Moosmayer: We believe that employee education is perceived by all compliance departments as a core task. Also, external service providers offer a wide variety of e-learning programmes, particularly in the areas of anticorruption and antitrust. The key question is not if or what to teach employees but how to keep those employees interested in the training, especially when it comes to refresher courses. We have had some success using case studies of real cases which have been detected and have happened in an environment similar to the one in which staff are working. Based on such case studies we have conducted dialogues rather than conducting formal training with employees addressing questions such as “Could this have happened to us?” and “What might have been the root cause of the incident?”.
Ratley: What impact have recent whistleblower laws had on what companies need to do to prevent and detect fraud and misconduct? What more do you think needs to be done in this area?
McNally: The new whistleblower laws are game changers. They create huge incentives for companies and individuals to race to get expert counsel and to be the first to act. In 2014, the SEC authorised an award of over $30m to an individual who provided original information that allowed the SEC to discover a substantial and ongoing fraud that otherwise would have been very difficult to detect. All in, the SEC authorised 14 such awards last year. We have represented both whistleblowers and companies, and while not every such tip has merit, the potential windfalls have had a huge impact. The SEC’s Office of the Whistleblower reported that last year it received over 3500 whistleblower tips, a number that has grown every year since the programme began.
Swift: Any well-run company, with proper standards of corporate governance, will want to investigate whistleblower reports, as they would any other credible intelligence, revealing matters of concern. By encouraging individuals to come forward, robust mechanisms for protecting whistleblowers provide substantial benefits to the organisation concerned. Research this year by the law firm Slater & Gordon has indicated that a third of employees would not speak out, even if they observed illegal activity. However, over two-thirds of employees would do so if they could complain anonymously. One method of reducing risk and encouraging individuals to come forward should they observe wrongdoing, then, is the introduction of confidential ethics hotlines within the organisation. Another method could be the appointment of a designated compliance officer, and ensuring that employees know they can approach that person should they have a concern.
Scott-Mackenzie: The Australia Pacific region is still behind many other jurisdictions in the promotion of whistleblowing and there is more to be done to instil confidence in employees. As an example, almost half of companies in the region do not have whistleblowing hotlines. In addition, many employees in the region are concerned at both whether any report will be confidential and whether the legal protections available are sufficient. As a result, a recent survey suggests that only 53 percent of employees are prepared to use a whistleblower hotline.
Moosmayer: More needs to be done to provide employees with whistleblower channels. Providing protection to bona fide whistleblowers to the extent possible is a key task of every compliance organisation, but this is a difficult task. Unfortunately, the public discussion is conducted in a way that professionals who deal every day with whistleblowers are either not heard or criticised if they mention their experiences, which are often not black or white – whistleblowers are sometimes involved in misconduct or reports due to personal or even egotistical reasons.
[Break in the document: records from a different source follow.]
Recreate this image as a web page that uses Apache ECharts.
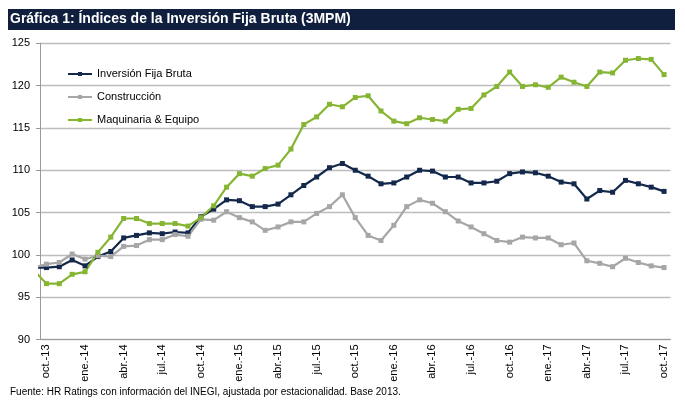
<!DOCTYPE html>
<html>
<head>
<meta charset="utf-8">
<title>Gráfica 1</title>
<script src="https://cdn.jsdelivr.net/npm/echarts@6/dist/echarts.min.js"></script>
<style>
    html, body { margin: 0; padding: 0; background: #fff; }
    #chart { width: 685px; height: 409px; }
</style>
</head>
<body>
<div id="chart"></div>
<script>
// meses (sep.-13 queda fuera del eje, solo se ve el tramo inicial de la linea)
var meses = ['sep.-13',
    'oct.-13', 'nov.-13', 'dic.-13', 'ene.-14', 'feb.-14', 'mar.-14', 'abr.-14', 'may.-14', 'jun.-14', 'jul.-14', 'ago.-14', 'sep.-14',
    'oct.-14', 'nov.-14', 'dic.-14', 'ene.-15', 'feb.-15', 'mar.-15', 'abr.-15', 'may.-15', 'jun.-15', 'jul.-15', 'ago.-15', 'sep.-15',
    'oct.-15', 'nov.-15', 'dic.-15', 'ene.-16', 'feb.-16', 'mar.-16', 'abr.-16', 'may.-16', 'jun.-16', 'jul.-16', 'ago.-16', 'sep.-16',
    'oct.-16', 'nov.-16', 'dic.-16', 'ene.-17', 'feb.-17', 'mar.-17', 'abr.-17', 'may.-17', 'jun.-17', 'jul.-17', 'ago.-17', 'sep.-17',
    'oct.-17'];

var inversionFija = [98.5,
    98.5, 98.6, 99.4, 98.7, 99.8, 100.4, 102.0, 102.3, 102.6, 102.5, 102.7, 102.6,
    104.5, 105.4, 106.5, 106.4, 105.7, 105.7, 106.0, 107.1, 108.2, 109.2, 110.3, 110.8,
    110.0, 109.3, 108.4, 108.5, 109.2, 110.0, 109.9, 109.2, 109.2, 108.5, 108.5, 108.7,
    109.6, 109.8, 109.7, 109.3, 108.6, 108.4, 106.6, 107.6, 107.4, 108.8, 108.4, 108.0,
    107.5];

var construccion = [98.5,
    98.9, 99.1, 100.1, 99.5, 99.9, 99.8, 101.0, 101.1, 101.8, 101.8, 102.4, 102.2,
    104.2, 104.1, 105.1, 104.4, 103.9, 102.9, 103.3, 103.9, 103.9, 104.9, 105.7, 107.1,
    104.4, 102.3, 101.7, 103.5, 105.7, 106.5, 106.1, 105.1, 104.0, 103.3, 102.5, 101.7,
    101.5, 102.1, 102.0, 102.0, 101.2, 101.4, 99.3, 99.0, 98.6, 99.6, 99.1, 98.7,
    98.5];

var maquinaria = [98.2,
    96.6, 96.6, 97.7, 98.0, 100.3, 102.1, 104.3, 104.3, 103.7, 103.7, 103.7, 103.4,
    104.4, 105.8, 108.0, 109.6, 109.3, 110.2, 110.6, 112.5, 115.4, 116.3, 117.8, 117.5,
    118.6, 118.8, 117.0, 115.8, 115.5, 116.2, 116.0, 115.8, 117.2, 117.3, 118.9, 119.9,
    121.6, 119.9, 120.1, 119.8, 121.0, 120.4, 119.9, 121.6, 121.5, 123.0, 123.2, 123.1,
    121.3];

var nombres = ['Inversión Fija Bruta', 'Construcción', 'Maquinaria & Equipo'];
var colores = ['#14284c', '#a6a6a6', '#86b534'];

var fuente = "'Liberation Sans Narrow', 'Liberation Sans', Arial, sans-serif";

var myChart = echarts.init(document.getElementById('chart'));

// cada 3 meses desde oct.-13
function cadaTrimestre(index) {
    return (index - 1) % 3 === 0;
}

function serie(nombre, datos, color) {
    return {
        name: nombre,
        type: 'line',
        data: datos,
        symbol: 'rect',
        symbolSize: 5,
        clip: true,
        lineStyle: { color: color, width: 2.2 },
        itemStyle: { color: color },
        emphasis: { disabled: true }
    };
}

var option = {
    animation: false,
    color: colores,
    title: {
        text: 'Gráfica 1: Índices de la Inversión Fija Bruta (3MPM)',
        left: 10,
        top: 12,
        padding: 0,
        textStyle: {
            color: '#ffffff',
            fontFamily: fuente,
            fontWeight: 'bold',
            fontSize: 14
        }
    },
    graphic: [
        {
            type: 'rect',
            z: -1,
            shape: { x: 8, y: 9, width: 667, height: 21 },
            style: { fill: '#0f1f3d' }
        },
        {
            type: 'text',
            left: 10,
            top: 387,
            style: {
                text: 'Fuente: HR Ratings con información del INEGI, ajustada por estacionalidad. Base 2013.',
                fill: '#000000',
                font: '10px ' + fuente
            }
        }
    ],
    legend: {
        orient: 'vertical',
        left: 62,
        top: 62,
        itemWidth: 24,
        itemHeight: 5,
        itemGap: 9,
        data: nombres,
        textStyle: { color: '#000000', fontFamily: fuente, fontSize: 11, lineHeight: 14 }
    },
    grid: {
        left: 40,
        right: 14.5,
        top: 43.3,
        bottom: 69.5
    },
    xAxis: {
        type: 'category',
        data: meses,
        min: 1,
        boundaryGap: true,
        axisLine: { lineStyle: { color: '#9a9a9a', width: 1 } },
        axisTick: {
            interval: cadaTrimestre,
            length: 4,
            lineStyle: { color: '#9a9a9a' }
        },
        axisLabel: {
            interval: cadaTrimestre,
            rotate: 90,
            margin: 5,
            color: '#000000',
            fontFamily: fuente,
            fontSize: 11
        },
        splitLine: { show: false }
    },
    yAxis: {
        type: 'value',
        min: 90,
        max: 125,
        interval: 5,
        axisLine: { show: true, lineStyle: { color: '#9a9a9a', width: 1 } },
        axisTick: { show: true, length: 4, lineStyle: { color: '#9a9a9a' } },
        axisLabel: {
            margin: 10,
            color: '#000000',
            fontFamily: fuente,
            fontSize: 11
        },
        splitLine: { lineStyle: { color: '#bdbdbd', width: 1.3 } }
    },
    series: [
        serie(nombres[0], inversionFija, colores[0]),
        serie(nombres[1], construccion, colores[1]),
        serie(nombres[2], maquinaria, colores[2])
    ]
};

myChart.setOption(option);
</script>
</body>
</html>
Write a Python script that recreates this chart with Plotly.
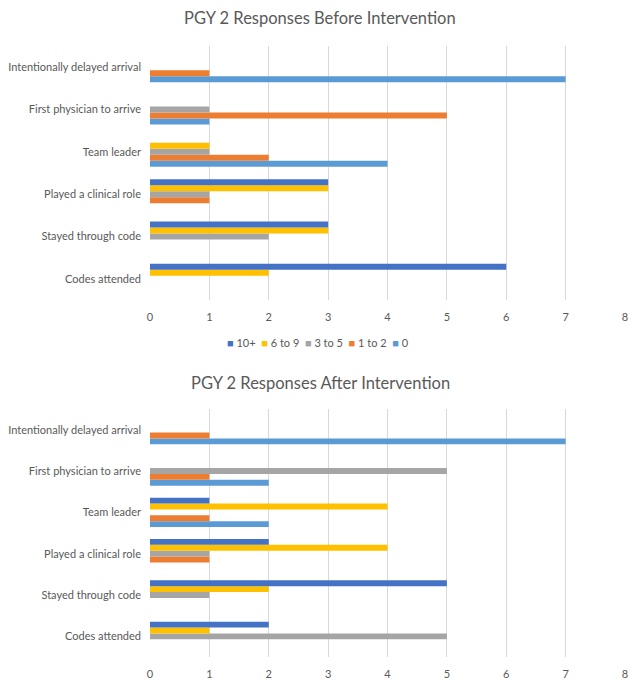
import plotly.graph_objects as go
from plotly.subplots import make_subplots

categories = ["Codes attended", "Stayed through code", "Played a clinical role",
              "Team leader", "First physician to arrive", "Intentionally delayed arrival"]
series_names = ["0", "1 to 2", "3 to 5", "6 to 9", "10+"]
series_colors = ["#5B9BD5", "#ED7D31", "#A5A5A5", "#FFC000", "#4472C4"]

# Before intervention (values per category, in the order of `categories`)
before_0 = [0, 0, 0, 4, 1, 7]
before_1to2 = [0, 0, 1, 2, 5, 1]
before_3to5 = [0, 2, 1, 1, 1, 0]
before_6to9 = [2, 3, 3, 1, 0, 0]
before_10p = [6, 3, 3, 0, 0, 0]

# After intervention
after_0 = [0, 0, 0, 2, 2, 7]
after_1to2 = [0, 0, 1, 1, 1, 1]
after_3to5 = [5, 1, 1, 0, 5, 0]
after_6to9 = [1, 2, 4, 4, 0, 0]
after_10p = [2, 5, 2, 1, 0, 0]

x_ticks = [0, 1, 2, 3, 4, 5, 6, 7, 8]

before = [before_0, before_1to2, before_3to5, before_6to9, before_10p]
after = [after_0, after_1to2, after_3to5, after_6to9, after_10p]

W, H = 636, 690
FONT = "Lato, 'Open Sans', sans-serif"
GREY = "#595959"

fig = make_subplots(rows=2, cols=1)

for row, data in ((1, before), (2, after)):
    for name, color, vals in zip(series_names, series_colors, data):
        fig.add_trace(go.Bar(
            y=categories, x=vals, name=name, orientation="h",
            marker=dict(color=color, line=dict(width=0)),
            showlegend=False,
        ), row=row, col=1)

def px_dom(top, bottom):
    return [1 - bottom / H, 1 - top / H]

axis_common = dict(range=[0, 8], tickvals=x_ticks, showgrid=True, gridcolor="#D9D9D9",
                   gridwidth=1, zeroline=False, showline=False, ticks="", automargin=False,
                   tickfont=dict(family=FONT, size=11, color=GREY), ticklabelstandoff=9)
yaxis_common = dict(type="category", categoryorder="array", categoryarray=categories,
                    showgrid=False, zeroline=False, showline=False, ticks="", automargin=False,
                    tickfont=dict(family=FONT, size=11, color=GREY), ticklabelstandoff=8)

fig.update_layout(
    width=W, height=H,
    margin=dict(l=150, r=11, t=0, b=0),
    paper_bgcolor="white", plot_bgcolor="white",
    barmode="group", bargap=0.29, bargroupgap=0,
    showlegend=False,
    xaxis=dict(domain=[0, 1], **axis_common),
    xaxis2=dict(domain=[0, 1], **axis_common),
    yaxis=dict(domain=px_dom(46, 300), **yaxis_common),
    yaxis2=dict(domain=px_dom(409, 657), **yaxis_common),
)

titles = [("PGY 2 Responses Before Intervention", 18), ("PGY 2 Responses After Intervention", 383)]
for text, ypx in titles:
    fig.add_annotation(text=text, xref="paper", yref="paper", x=(320 - 150) / 475,
                       y=1 - ypx / H, xanchor="center", yanchor="middle", showarrow=False,
                       font=dict(family=FONT, size=16.5, color=GREY))

legend_order = list(zip(series_names, series_colors))[::-1]
legend_text = "  ".join(
    f'<span style="color:{c}">■</span> <span style="color:{GREY}">{n}</span>' for n, c in legend_order
)
fig.add_annotation(text=legend_text, xref="paper", yref="paper", x=(318 - 150) / 475,
                   y=1 - 343 / H, xanchor="center", yanchor="middle", showarrow=False,
                   font=dict(family=FONT, size=11, color=GREY))

fig.write_html("out.html", config={"displayModeBar": False},
               post_script="document.body.style.margin='0';")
Ideally, public debate should be honest in this regard.
Girgenti: Whistleblower laws have required companies to re-evaluate the effectiveness of internal reporting processes to help ensure that those who observe misconduct in an organisation are encouraged in the first instance to report internally rather than to outside government agencies. This is perhaps the weakest area in most compliance programmes. It is imperative that organisations build a culture where people are willing to raise their hand when they observe wrongdoing. Frontline supervisors, who employees most often report misconduct to, should be properly trained on how to receive and address reported misconduct. And employees need to feel comfortable that organisations will address misconduct at any level fairly and ensure the anonymity of reporters, as well as their protection from retaliation.
Zimiles: The whistleblower provisions of the Dodd-Frank legislation have had several effects. First and foremost, the fact that it is now illegal to retaliate against whistleblowers now means that employees who may have otherwise feared coming forward may be more likely to do so now since the law protects them. This, coupled with the payment of bounties for information that leads to enforcement action, has also increased the likelihood that people will come forward. Additionally, the fact that whistleblowers cannot be prevented from going to the government with their allegations before going to the company makes it even more important that companies’ compliance programmes include robust policies, procedures and controls that seek to prevent and detect illegal conduct. Finally, from a company’s perspective, all of these factors make it even more important to develop and implement processes and protocols to ensure that all whistleblower complaints are addressed in a measured, comprehensive manner.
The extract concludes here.